La obra cruza el teatro popular y el realista.

- ¿Buscaste producir algún efecto con el choque entre esos dos universos?

- El teatro, para mí, debiera ser una desnaturalización de lo cotidiano, como una suerte de descompostura de lo cotidiano. La verdad de los sacerdotes es una verdad mucho más consensuada socialmente y frente al abusador hay una empatía mucho menor. Para mí el circo está en la iglesia, el ridículo está ahí. Es como un encuentro entre los dos teatros que a mí más me interesan: el teatro popular, representado por estos dos sacerdotes tarambanas, y el teatro realista, por el padre abusador y el hijo. El encuentro entre dos tradiciones teatrales que hay acá en Buenos Aires: el teatro realista norteamericano que se estudia en muchas escuelas y el teatro popular que viene del circo de los hermanos Podestá. La obra está en el cruce, en esa extravagancia, que es la misma que me produjo a mí encontrarme con esos sacerdotes en Munich.

-La obra abre muchas lecturas: así como Dios sacrificó a su hijo, este padre también sacrifica al suyo al abusar de él. Y el hijo, que tiene un parecido con el Jesús crucificado, despierta en los religiosos la ilusión de ser un Mesías. ¿Qué pensás al respecto?

-Me interesa que no deje de ser una discusión de hombres: de hombres que castigan hombres, que se sienten castigados por hombres y que tienen una pregunta sobre el padre. ¿Quién es este padre simbólico y real al mismo tiempo? En el caso de los religiosos, es un dios que exige celibato, represión. Y el paso de comedia es cómo me impactan a mí, desde el absurdo, desde la farsa, esos dos religiosos libidinosos. Pero la cosa nunca pasa a mayores con ellos y esa iglesia donde viven no deja de ser un lugar más vital hasta para el hijo. Ellos creen que con la llegada de Manuel se va a producir un milagro que los va a salvar, les va a dar las jerarquías y los privilegios de los sacerdotes de alto rango. El Vaticano, de hecho, tiene como requisito para canonizar a alguien que haya producido un milagro en presencia de por lo menos una persona. Por otro lado, el hijo llega con una herida bien concreta en relación a su padre, está sufriendo, y genera ese nivel de fantasía erótica en los sacerdotes.
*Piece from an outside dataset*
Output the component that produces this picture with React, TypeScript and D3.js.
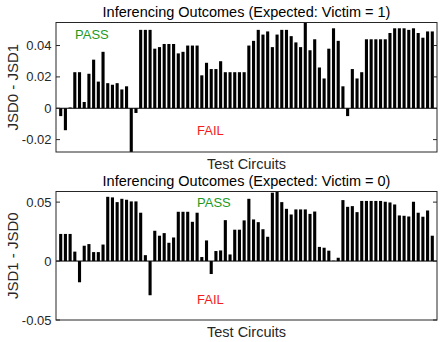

Y lo tremendo es que no hay un miramiento de la Iglesia respecto del horror. En un momento, un religioso le dice al otro: “Manuel fue abusado por su padre”. Y el otro le contesta: “Bueno, como todos nosotros”.

-¿Cómo trabajaste la puesta en escena?

-Pensamos mucho con el escenógrafo y la vestuarista qué cruces se podían dar entre esos mundos, el cristiano y el universo de los '80, con sus resonancias. Lo que armamos es como un no lugar: una iglesia con luces de neón, una artificialidad con proyecciones, humo, música. Como cuando la gente va a casarse a Las Vegas y los casa un tipo vestido de Elvis, en una iglesia como la de la obra. Yo pensaba: “Esto es una especie de logia que se parece más a Sacoa que a la Capilla Sixtina”. Y es verdad que en Alemania muchas iglesias en desuso devinieron discotecas de música electrónica. Estos religiosos visten túnicas y debajo llevan pantalones color obispo con tres tiras, que es una marca muy popular en ese país.

El buen destierro, escrita y dirigida por Alfredo Staffolani, se puede ver los viernes, a las 22.30 horas, en La Carpintería Teatro, Jean Jaures 858.